The central argument of this study relies on tracing “the privileged status of both Jews and women” (213) in semitic discourse back to Evangelical theology, the source of Jewish as well as gentile nineteenth-century writing. Evangelical influence also explains the singular conflation of spirituality and culture with femininity, and consequential masculinization of Judaism in nineteenth-century Britain, unlike in continental Europe. Perhaps the most provocative issue to explore in further research would be the parallel deployment of the traditions of Judaic theology and Jewish Enlightenment in Victorian-era polemical and literary articulations of religion, race, and gender.

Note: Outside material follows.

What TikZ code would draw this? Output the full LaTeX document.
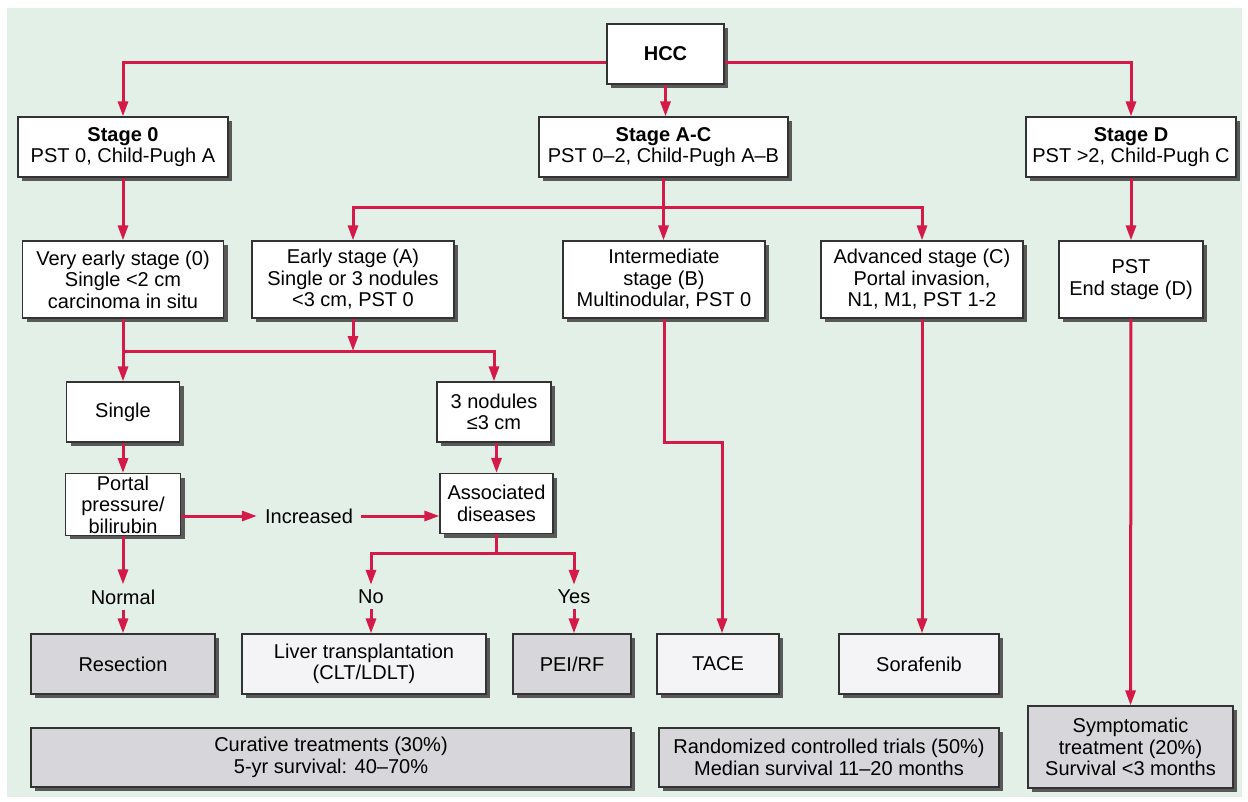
\documentclass[tikz,border=0pt]{standalone}
\usepackage{fontspec}
\setmainfont{Liberation Sans}
\usepackage{xcolor}
\usetikzlibrary{arrows.meta,calc,positioning,shadows}
\definecolor{bggreen}{RGB}{226,240,231}
\definecolor{hccred}{RGB}{212,26,72}
\definecolor{boxgray}{RGB}{214,214,219}
\definecolor{boxlight}{RGB}{244,244,246}
\newcommand{\boxfont}{\fontsize{20}{21.5}\selectfont}

\begin{document}
\begin{tikzpicture}[x=1pt,y=-1pt,
  box/.style={draw=black!80,line width=1.2pt,fill=white,align=center,inner sep=2pt,font=\boxfont,
    drop shadow={shadow xshift=4pt,shadow yshift=-4pt,fill=black!65,opacity=1}},
  gbox/.style={box,fill=boxgray},
  lbox/.style={box,fill=boxlight},
  lbl/.style={font=\boxfont,inner xsep=1pt,inner ysep=5pt},
  link/.style={hccred,line width=3pt},
  arr/.style={link,-{Triangle[length=15pt,width=10pt]}}
]
\useasboundingbox (0,0) rectangle (1248,801);
\fill[white] (0,0) rectangle (1248,801);
\fill[bggreen] (7,8) rectangle (1242,797);

% stages
\node[box,minimum width=117pt,minimum height=60pt,font=\boxfont\bfseries] (hcc) at (665.5,54) {HCC};
\node[box,minimum width=210pt,minimum height=60pt] (st0) at (123,147) {\textbf{Stage 0}\\PST 0, Child-Pugh A};
\node[box,minimum width=249pt,minimum height=60pt] (stac) at (663.5,147) {\textbf{Stage A-C}\\PST 0–2, Child-Pugh A–B};
\node[box,minimum width=210pt,minimum height=60pt] (std) at (1131,147) {\textbf{Stage D}\\PST >2, Child-Pugh C};

\node[box,minimum width=201pt,minimum height=77pt] (vearly) at (123,279.5) {Very early stage (0)\\Single <2 cm\\carcinoma in situ};
\node[box,minimum width=202pt,minimum height=77pt] (early) at (353,279.5) {Early stage (A)\\Single or 3 nodules\\<3 cm, PST 0};
\node[box,minimum width=202pt,minimum height=77pt] (inter) at (664,279.5) {Intermediate\\stage (B)\\Multinodular, PST 0};
\node[box,minimum width=202pt,minimum height=77pt] (adv) at (922,279.5) {Advanced stage (C)\\Portal invasion,\\N1, M1, PST 1-2};
\node[box,minimum width=144pt,minimum height=77pt] (pst) at (1131,279.5) {PST\\End stage (D)};

% early branch
\node[box,minimum width=113pt,minimum height=60pt] (single) at (123,412) {Single};
\node[box,minimum width=114pt,minimum height=60pt] (nod3) at (494,412) {3 nodules\\≤3 cm};
\node[box,minimum width=115pt,minimum height=61pt] (portal) at (123,504.5) {Portal\\pressure/\\bilirubin};
\node[box,minimum width=113pt,minimum height=60pt] (assoc) at (496.5,503.5) {Associated\\diseases};
\node[lbl,inner xsep=8pt] (incr) at (309,516) {Increased};
\node[lbl] (normal) at (123,597) {Normal};
\node[lbl] (no) at (371,597) {No};
\node[lbl] (yes) at (574,597) {Yes};

% treatments
\node[gbox,minimum width=184pt,minimum height=60pt] (resec) at (123,664) {Resection};
\node[lbox,minimum width=244pt,minimum height=60pt] (liver) at (364,664) {Liver transplantation\\(CLT/LDLT)};
\node[gbox,minimum width=118pt,minimum height=60pt] (pei) at (572,664) {PEI/RF};
\node[lbox,minimum width=122pt,minimum height=60pt] (tace) at (718,664) {TACE};
\node[lbox,minimum width=160pt,minimum height=60pt] (sora) at (919,664) {Sorafenib};
\node[gbox,minimum width=205pt,minimum height=82pt] (symp) at (1130.5,747) {Symptomatic\\treatment (20\%)\\Survival <3 months};
\node[gbox,minimum width=600pt,minimum height=59pt] (cur) at (331,757.5) {Curative treatments (30\%)\\5-yr survival: 40–70\%};
\node[gbox,minimum width=340pt,minimum height=59pt] (rct) at (829,757.5) {Randomized controlled trials (50\%)\\Median survival 11–20 months};

% connectors
\coordinate (topbar) at (0,62);
\coordinate (acbar) at (0,207);
\coordinate (zabar) at (0,351);
\coordinate (dzbar) at (0,553);
\coordinate (tcbar) at (722,442);

\draw[arr] (hcc.south) -- (hcc.south |- stac.north);
\draw[arr] (hcc.west |- topbar) -| (st0.north);
\draw[arr] (hcc.east |- topbar) -| (std.north);

\draw[arr] (st0.south) -- (vearly.north);
\draw[arr] (stac.south) -- (stac.south |- inter.north);
\draw[arr] (stac.south |- acbar) -| (early.north);
\draw[arr] (stac.south |- acbar) -| (adv.north);
\draw[arr] (std) -- (pst);

\draw[link] (vearly.south) -- (vearly.south |- zabar);
\draw[arr] (early.south) -- (early.south |- zabar);
\draw[arr] (vearly.south |- zabar) -- (single.north);
\draw[arr] (vearly.south |- zabar) -| (nod3.north);

\draw[arr] (single) -- (portal);
\draw[arr] (nod3.south -| assoc) -- (assoc.north);
\draw[arr] (portal.east |- incr) -- (incr.west);
\draw[arr] (incr.east) -- (incr -| assoc.west);
\draw[arr] (portal.south) -- (normal.north);
\draw[arr] (normal.south) -- (resec.north);

\draw[link] (assoc.south) -- (assoc.south |- dzbar);
\draw[arr] (assoc.south |- dzbar) -| (no.north);
\draw[arr] (assoc.south |- dzbar) -| (yes.north);
\draw[arr] (no.south) -- (no.south |- liver.north);
\draw[arr] (yes.south) -- (yes.south |- pei.north);

\draw[arr] (inter.south) |- (tcbar) -- (tcbar |- tace.north);
\draw[arr] (adv.south) -- (adv.south |- sora.north);
\draw[arr] (pst) -- (symp);
\end{tikzpicture}
\end{document}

In the highly engaging conclusion, Valman turns to modernist literature, tracing the blindspots of twentieth-century feminist theory back to Dorothy Richardson’s liberal fiction, with its opposition of aesthetics and Judaism, individualism and communitarianism. By contrast, James Joyce’s celebration of a hybrid and feminized Jewishness anticipates the blurring of boundaries in queer and postcolonial theories of identity and belonging. Valman, however, warns against endowing Jewishness with the power to undermine fixed categories of identity, underlining how representations of the Jewess can either reaffirm or question dominant religious, political, and racial narratives and usually do both. Just as the literary Jewess was defined in relation to “the Jew,” so the outlines of Englishness and Christianity emerged in interaction with the Jewess.